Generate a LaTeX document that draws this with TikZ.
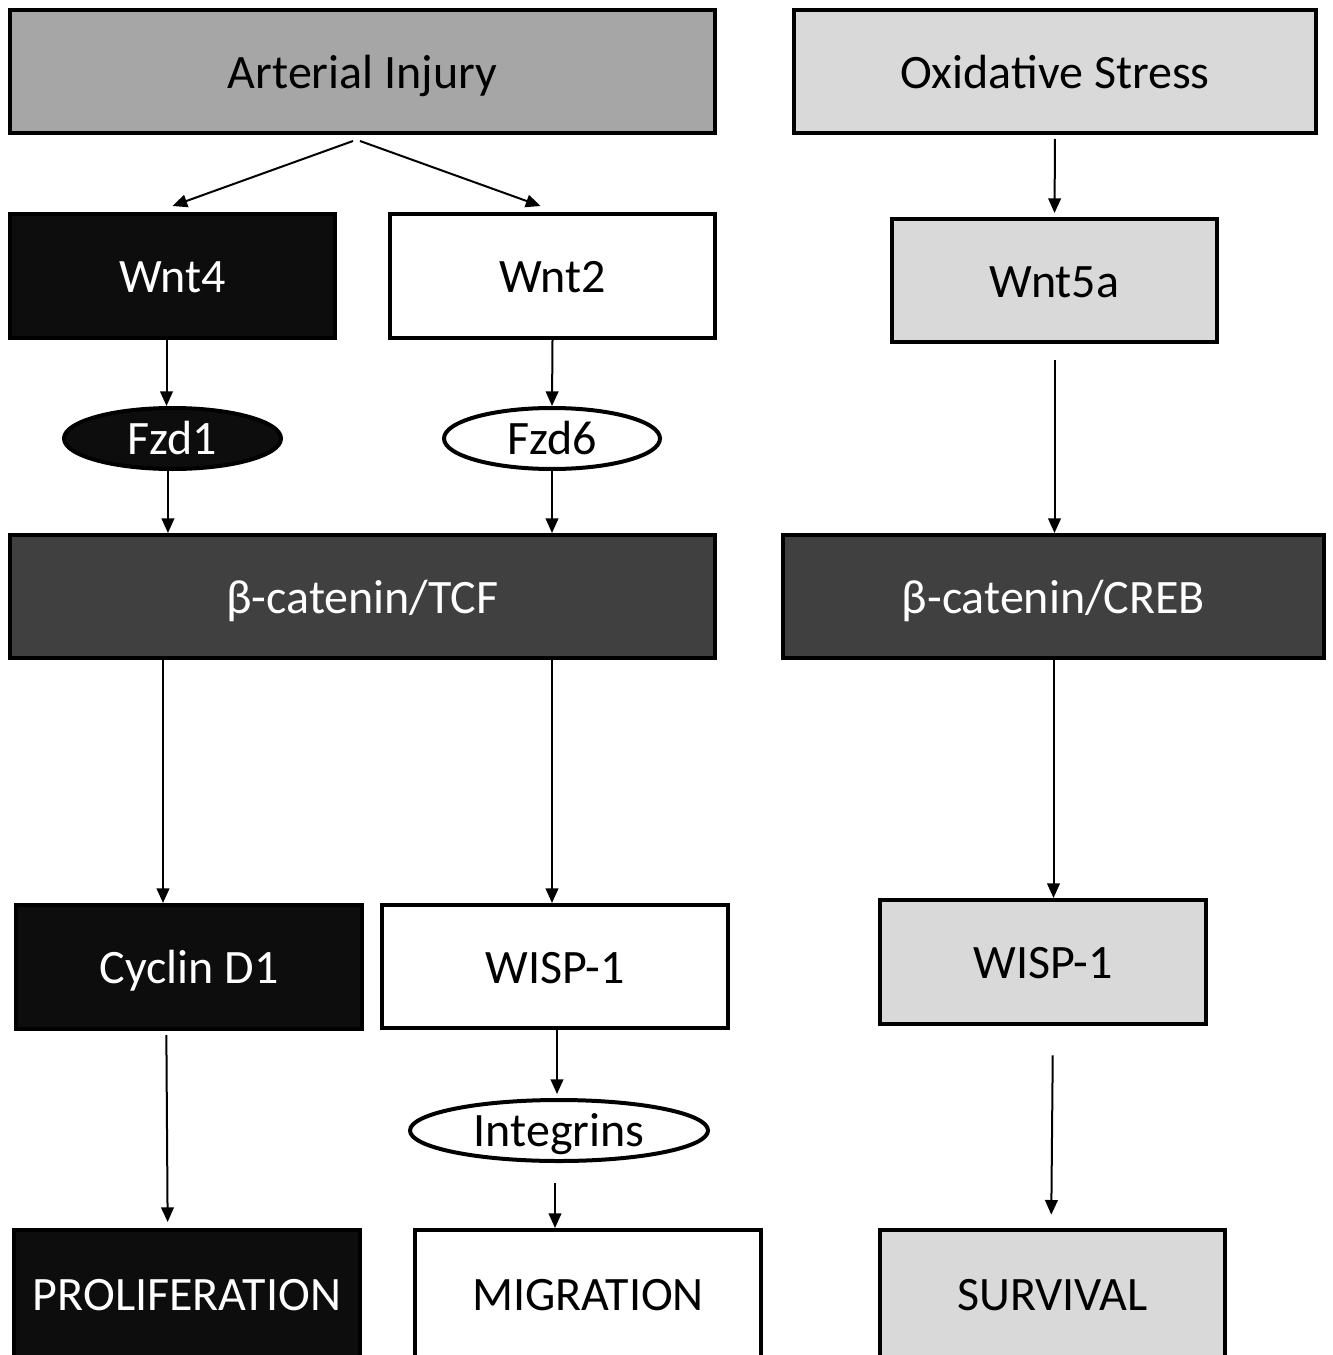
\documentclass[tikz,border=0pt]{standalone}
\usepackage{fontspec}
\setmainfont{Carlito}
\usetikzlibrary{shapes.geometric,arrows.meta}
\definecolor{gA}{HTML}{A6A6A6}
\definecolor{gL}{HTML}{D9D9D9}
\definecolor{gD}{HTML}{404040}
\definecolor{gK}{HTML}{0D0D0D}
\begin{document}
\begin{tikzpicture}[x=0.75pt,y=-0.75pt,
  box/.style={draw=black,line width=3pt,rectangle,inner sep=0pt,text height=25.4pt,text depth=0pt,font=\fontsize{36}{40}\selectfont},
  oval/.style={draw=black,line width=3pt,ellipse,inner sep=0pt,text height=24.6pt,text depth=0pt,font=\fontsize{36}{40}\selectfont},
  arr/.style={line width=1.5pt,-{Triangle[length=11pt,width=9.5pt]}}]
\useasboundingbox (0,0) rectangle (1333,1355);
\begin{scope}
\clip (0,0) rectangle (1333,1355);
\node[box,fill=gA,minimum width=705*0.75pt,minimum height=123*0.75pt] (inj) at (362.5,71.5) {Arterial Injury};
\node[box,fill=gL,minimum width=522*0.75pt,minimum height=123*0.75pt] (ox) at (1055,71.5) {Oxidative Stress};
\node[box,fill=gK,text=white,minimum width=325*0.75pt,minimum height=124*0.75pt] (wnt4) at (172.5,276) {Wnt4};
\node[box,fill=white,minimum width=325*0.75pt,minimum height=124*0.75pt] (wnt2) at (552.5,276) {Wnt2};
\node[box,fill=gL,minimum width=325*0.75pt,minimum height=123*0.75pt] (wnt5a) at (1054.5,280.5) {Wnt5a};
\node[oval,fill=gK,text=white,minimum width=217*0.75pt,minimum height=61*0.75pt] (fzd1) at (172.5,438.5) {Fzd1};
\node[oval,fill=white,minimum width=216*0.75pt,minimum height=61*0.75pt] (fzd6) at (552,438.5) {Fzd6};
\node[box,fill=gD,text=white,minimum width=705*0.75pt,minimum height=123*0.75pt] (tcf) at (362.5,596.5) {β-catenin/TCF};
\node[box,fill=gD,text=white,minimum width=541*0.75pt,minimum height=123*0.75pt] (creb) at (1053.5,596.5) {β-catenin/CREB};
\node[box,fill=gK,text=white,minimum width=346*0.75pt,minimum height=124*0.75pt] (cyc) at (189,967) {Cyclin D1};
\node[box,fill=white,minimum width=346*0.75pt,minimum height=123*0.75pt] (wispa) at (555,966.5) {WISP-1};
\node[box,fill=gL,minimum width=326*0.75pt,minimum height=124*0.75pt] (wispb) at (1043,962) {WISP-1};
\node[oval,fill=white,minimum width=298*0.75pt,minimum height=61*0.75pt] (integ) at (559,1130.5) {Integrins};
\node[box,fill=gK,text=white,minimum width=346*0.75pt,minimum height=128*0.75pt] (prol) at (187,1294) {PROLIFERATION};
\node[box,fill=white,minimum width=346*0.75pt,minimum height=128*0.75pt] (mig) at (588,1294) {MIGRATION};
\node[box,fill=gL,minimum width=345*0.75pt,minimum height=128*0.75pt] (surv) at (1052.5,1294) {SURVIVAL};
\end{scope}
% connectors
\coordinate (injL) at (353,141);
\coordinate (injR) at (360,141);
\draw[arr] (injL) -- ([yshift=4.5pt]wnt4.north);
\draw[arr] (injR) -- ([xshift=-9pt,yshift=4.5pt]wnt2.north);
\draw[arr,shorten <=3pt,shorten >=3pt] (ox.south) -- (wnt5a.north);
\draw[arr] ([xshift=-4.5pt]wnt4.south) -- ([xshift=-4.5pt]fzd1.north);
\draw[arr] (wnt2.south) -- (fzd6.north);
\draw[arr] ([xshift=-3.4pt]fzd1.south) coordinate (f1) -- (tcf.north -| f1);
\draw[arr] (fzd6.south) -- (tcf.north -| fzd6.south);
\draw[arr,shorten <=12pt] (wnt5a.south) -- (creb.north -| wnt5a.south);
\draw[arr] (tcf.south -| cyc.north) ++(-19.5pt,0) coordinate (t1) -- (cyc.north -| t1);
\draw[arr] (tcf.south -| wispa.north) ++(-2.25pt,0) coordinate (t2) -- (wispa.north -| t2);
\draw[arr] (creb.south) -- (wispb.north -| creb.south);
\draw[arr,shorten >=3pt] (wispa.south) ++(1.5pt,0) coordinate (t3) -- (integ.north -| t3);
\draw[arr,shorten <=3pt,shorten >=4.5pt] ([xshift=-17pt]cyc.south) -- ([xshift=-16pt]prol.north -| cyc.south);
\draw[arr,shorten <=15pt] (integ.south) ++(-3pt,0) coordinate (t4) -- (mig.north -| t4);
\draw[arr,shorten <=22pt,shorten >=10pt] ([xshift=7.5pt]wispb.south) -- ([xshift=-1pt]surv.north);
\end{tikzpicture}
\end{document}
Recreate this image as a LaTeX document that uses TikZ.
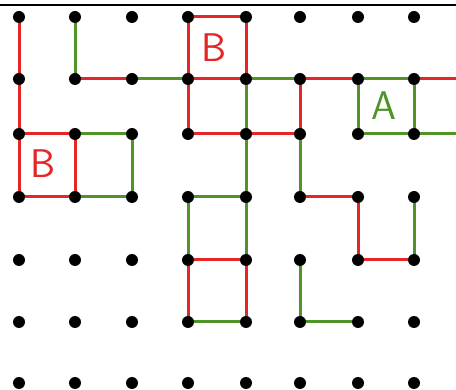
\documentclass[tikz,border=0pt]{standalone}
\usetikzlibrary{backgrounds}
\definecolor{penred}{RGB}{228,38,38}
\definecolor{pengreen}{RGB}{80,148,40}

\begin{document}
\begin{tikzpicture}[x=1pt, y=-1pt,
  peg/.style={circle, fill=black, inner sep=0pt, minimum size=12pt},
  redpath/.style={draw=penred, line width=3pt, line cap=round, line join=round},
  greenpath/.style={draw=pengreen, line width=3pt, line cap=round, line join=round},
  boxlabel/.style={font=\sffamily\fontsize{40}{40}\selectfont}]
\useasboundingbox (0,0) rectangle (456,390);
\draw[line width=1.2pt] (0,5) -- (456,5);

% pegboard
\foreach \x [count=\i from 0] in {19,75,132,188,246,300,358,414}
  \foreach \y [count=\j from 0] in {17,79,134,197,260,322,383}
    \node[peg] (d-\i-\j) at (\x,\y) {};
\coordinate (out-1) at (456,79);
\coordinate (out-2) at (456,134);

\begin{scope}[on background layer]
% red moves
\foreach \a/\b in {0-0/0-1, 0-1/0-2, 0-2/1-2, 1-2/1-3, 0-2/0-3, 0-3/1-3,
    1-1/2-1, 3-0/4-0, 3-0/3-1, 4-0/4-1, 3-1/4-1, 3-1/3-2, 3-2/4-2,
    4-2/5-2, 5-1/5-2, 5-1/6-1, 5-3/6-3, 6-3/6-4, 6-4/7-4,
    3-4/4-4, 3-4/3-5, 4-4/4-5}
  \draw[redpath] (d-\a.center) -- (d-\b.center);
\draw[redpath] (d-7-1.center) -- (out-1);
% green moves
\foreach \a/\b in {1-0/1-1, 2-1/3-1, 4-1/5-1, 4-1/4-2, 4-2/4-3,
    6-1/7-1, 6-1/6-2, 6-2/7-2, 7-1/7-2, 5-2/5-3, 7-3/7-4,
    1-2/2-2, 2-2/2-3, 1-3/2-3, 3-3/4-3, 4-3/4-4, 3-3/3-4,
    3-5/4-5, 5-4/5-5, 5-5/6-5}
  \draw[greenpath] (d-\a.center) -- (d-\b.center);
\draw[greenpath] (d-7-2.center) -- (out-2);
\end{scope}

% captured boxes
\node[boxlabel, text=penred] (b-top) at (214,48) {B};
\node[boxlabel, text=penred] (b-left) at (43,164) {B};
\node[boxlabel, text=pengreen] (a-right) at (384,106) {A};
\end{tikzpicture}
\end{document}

What you need to do: Leave the pictures out and print the records above exactly as they stand.

The completed task:
Generate a LaTeX document that draws this with TikZ.
\documentclass[tikz,border=0pt]{standalone}
\usepackage{fontspec}
\setmainfont{Carlito}
\usetikzlibrary{shapes.geometric,arrows.meta}
\definecolor{gA}{HTML}{A6A6A6}
\definecolor{gL}{HTML}{D9D9D9}
\definecolor{gD}{HTML}{404040}
\definecolor{gK}{HTML}{0D0D0D}
\begin{document}
\begin{tikzpicture}[x=0.75pt,y=-0.75pt,
  box/.style={draw=black,line width=3pt,rectangle,inner sep=0pt,text height=25.4pt,text depth=0pt,font=\fontsize{36}{40}\selectfont},
  oval/.style={draw=black,line width=3pt,ellipse,inner sep=0pt,text height=24.6pt,text depth=0pt,font=\fontsize{36}{40}\selectfont},
  arr/.style={line width=1.5pt,-{Triangle[length=11pt,width=9.5pt]}}]
\useasboundingbox (0,0) rectangle (1333,1355);
\begin{scope}
\clip (0,0) rectangle (1333,1355);
\node[box,fill=gA,minimum width=705*0.75pt,minimum height=123*0.75pt] (inj) at (362.5,71.5) {Arterial Injury};
\node[box,fill=gL,minimum width=522*0.75pt,minimum height=123*0.75pt] (ox) at (1055,71.5) {Oxidative Stress};
\node[box,fill=gK,text=white,minimum width=325*0.75pt,minimum height=124*0.75pt] (wnt4) at (172.5,276) {Wnt4};
\node[box,fill=white,minimum width=325*0.75pt,minimum height=124*0.75pt] (wnt2) at (552.5,276) {Wnt2};
\node[box,fill=gL,minimum width=325*0.75pt,minimum height=123*0.75pt] (wnt5a) at (1054.5,280.5) {Wnt5a};
\node[oval,fill=gK,text=white,minimum width=217*0.75pt,minimum height=61*0.75pt] (fzd1) at (172.5,438.5) {Fzd1};
\node[oval,fill=white,minimum width=216*0.75pt,minimum height=61*0.75pt] (fzd6) at (552,438.5) {Fzd6};
\node[box,fill=gD,text=white,minimum width=705*0.75pt,minimum height=123*0.75pt] (tcf) at (362.5,596.5) {β-catenin/TCF};
\node[box,fill=gD,text=white,minimum width=541*0.75pt,minimum height=123*0.75pt] (creb) at (1053.5,596.5) {β-catenin/CREB};
\node[box,fill=gK,text=white,minimum width=346*0.75pt,minimum height=124*0.75pt] (cyc) at (189,967) {Cyclin D1};
\node[box,fill=white,minimum width=346*0.75pt,minimum height=123*0.75pt] (wispa) at (555,966.5) {WISP-1};
\node[box,fill=gL,minimum width=326*0.75pt,minimum height=124*0.75pt] (wispb) at (1043,962) {WISP-1};
\node[oval,fill=white,minimum width=298*0.75pt,minimum height=61*0.75pt] (integ) at (559,1130.5) {Integrins};
\node[box,fill=gK,text=white,minimum width=346*0.75pt,minimum height=128*0.75pt] (prol) at (187,1294) {PROLIFERATION};
\node[box,fill=white,minimum width=346*0.75pt,minimum height=128*0.75pt] (mig) at (588,1294) {MIGRATION};
\node[box,fill=gL,minimum width=345*0.75pt,minimum height=128*0.75pt] (surv) at (1052.5,1294) {SURVIVAL};
\end{scope}
% connectors
\coordinate (injL) at (353,141);
\coordinate (injR) at (360,141);
\draw[arr] (injL) -- ([yshift=4.5pt]wnt4.north);
\draw[arr] (injR) -- ([xshift=-9pt,yshift=4.5pt]wnt2.north);
\draw[arr,shorten <=3pt,shorten >=3pt] (ox.south) -- (wnt5a.north);
\draw[arr] ([xshift=-4.5pt]wnt4.south) -- ([xshift=-4.5pt]fzd1.north);
\draw[arr] (wnt2.south) -- (fzd6.north);
\draw[arr] ([xshift=-3.4pt]fzd1.south) coordinate (f1) -- (tcf.north -| f1);
\draw[arr] (fzd6.south) -- (tcf.north -| fzd6.south);
\draw[arr,shorten <=12pt] (wnt5a.south) -- (creb.north -| wnt5a.south);
\draw[arr] (tcf.south -| cyc.north) ++(-19.5pt,0) coordinate (t1) -- (cyc.north -| t1);
\draw[arr] (tcf.south -| wispa.north) ++(-2.25pt,0) coordinate (t2) -- (wispa.north -| t2);
\draw[arr] (creb.south) -- (wispb.north -| creb.south);
\draw[arr,shorten >=3pt] (wispa.south) ++(1.5pt,0) coordinate (t3) -- (integ.north -| t3);
\draw[arr,shorten <=3pt,shorten >=4.5pt] ([xshift=-17pt]cyc.south) -- ([xshift=-16pt]prol.north -| cyc.south);
\draw[arr,shorten <=15pt] (integ.south) ++(-3pt,0) coordinate (t4) -- (mig.north -| t4);
\draw[arr,shorten <=22pt,shorten >=10pt] ([xshift=7.5pt]wispb.south) -- ([xshift=-1pt]surv.north);
\end{tikzpicture}
\end{document}
Recreate this image as a LaTeX document that uses TikZ.
\documentclass[tikz,border=0pt]{standalone}
\usetikzlibrary{backgrounds}
\definecolor{penred}{RGB}{228,38,38}
\definecolor{pengreen}{RGB}{80,148,40}

\begin{document}
\begin{tikzpicture}[x=1pt, y=-1pt,
  peg/.style={circle, fill=black, inner sep=0pt, minimum size=12pt},
  redpath/.style={draw=penred, line width=3pt, line cap=round, line join=round},
  greenpath/.style={draw=pengreen, line width=3pt, line cap=round, line join=round},
  boxlabel/.style={font=\sffamily\fontsize{40}{40}\selectfont}]
\useasboundingbox (0,0) rectangle (456,390);
\draw[line width=1.2pt] (0,5) -- (456,5);

% pegboard
\foreach \x [count=\i from 0] in {19,75,132,188,246,300,358,414}
  \foreach \y [count=\j from 0] in {17,79,134,197,260,322,383}
    \node[peg] (d-\i-\j) at (\x,\y) {};
\coordinate (out-1) at (456,79);
\coordinate (out-2) at (456,134);

\begin{scope}[on background layer]
% red moves
\foreach \a/\b in {0-0/0-1, 0-1/0-2, 0-2/1-2, 1-2/1-3, 0-2/0-3, 0-3/1-3,
    1-1/2-1, 3-0/4-0, 3-0/3-1, 4-0/4-1, 3-1/4-1, 3-1/3-2, 3-2/4-2,
    4-2/5-2, 5-1/5-2, 5-1/6-1, 5-3/6-3, 6-3/6-4, 6-4/7-4,
    3-4/4-4, 3-4/3-5, 4-4/4-5}
  \draw[redpath] (d-\a.center) -- (d-\b.center);
\draw[redpath] (d-7-1.center) -- (out-1);
% green moves
\foreach \a/\b in {1-0/1-1, 2-1/3-1, 4-1/5-1, 4-1/4-2, 4-2/4-3,
    6-1/7-1, 6-1/6-2, 6-2/7-2, 7-1/7-2, 5-2/5-3, 7-3/7-4,
    1-2/2-2, 2-2/2-3, 1-3/2-3, 3-3/4-3, 4-3/4-4, 3-3/3-4,
    3-5/4-5, 5-4/5-5, 5-5/6-5}
  \draw[greenpath] (d-\a.center) -- (d-\b.center);
\draw[greenpath] (d-7-2.center) -- (out-2);
\end{scope}

% captured boxes
\node[boxlabel, text=penred] (b-top) at (214,48) {B};
\node[boxlabel, text=penred] (b-left) at (43,164) {B};
\node[boxlabel, text=pengreen] (a-right) at (384,106) {A};
\end{tikzpicture}
\end{document}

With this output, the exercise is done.